I like the link to play money where they are selling 100 plastic pennies for $4. I think you can get real pennies at a much better rate.

So your argument is that while you acknowledge plenty of people pass off novelty money as the real thing, for some reason you feel this particular brand of novelty money would never be used for that purpose. And that the Bank of China has never imagined that anyone would use their fake money as the real thing even though fake money printed by other organizations is often used this way. And that none of the customers who are looking for novelty money to use fraudulently have ever purchased Bank of China money for this purpose, despite it being sold, no questions asked, on eBay.

And the Gorilla’s 1000lb husband in the room is the fact that the United States Dollar is a currency heavily overseas, often by parties with no link to the US. While an American may pause at the look and feel of it, a foreigner will probably not.

You burn them to pay your American ancestors’ way out of Hell.

I had a simple question; do you have a cite to back up your claim these are being used fraudulently? You said so as a factual answer. But clearly you don’t. It doesn’t matter if we think they might be, could be, probably are, or if other similar things have happened before. None of those make your statement anything more than your personal opinion.

I don’t acknowledge ‘plenty of people pass off novelty money as the real thing’. Some, a few, very stupid people have tried to. That isn’t an indicator of anything. Some very stupid people might do anything. That isn’t a valid basis to assume anything at all about the sellers intentions, much less make it an ‘800 lb gorilla in the room’.

And, in your humble opinion, that makes these fraudulent? We have a forum for that. This isn’t it.

There was play money at my primary school. I loved playing with it, and so did other kids. So, giving it to your children would be a perfectly good reason to want it.

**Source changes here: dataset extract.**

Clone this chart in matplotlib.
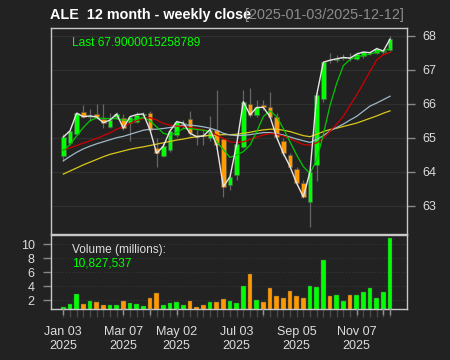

I used to organize live-action role-playing games. We typically needed money. If set in the contemporary world, play money could be useful.

I guess people could want to use it in table games.

That’s three examples just out of my mind.

Nope, you’re off by an order of magnitude. $1,000,000 in $100s weights a shade over 22 lbs.

Interestingly, there’s actually a web page for this.

At one point, the US Treasury sold real shredded money for those novelty paperweights.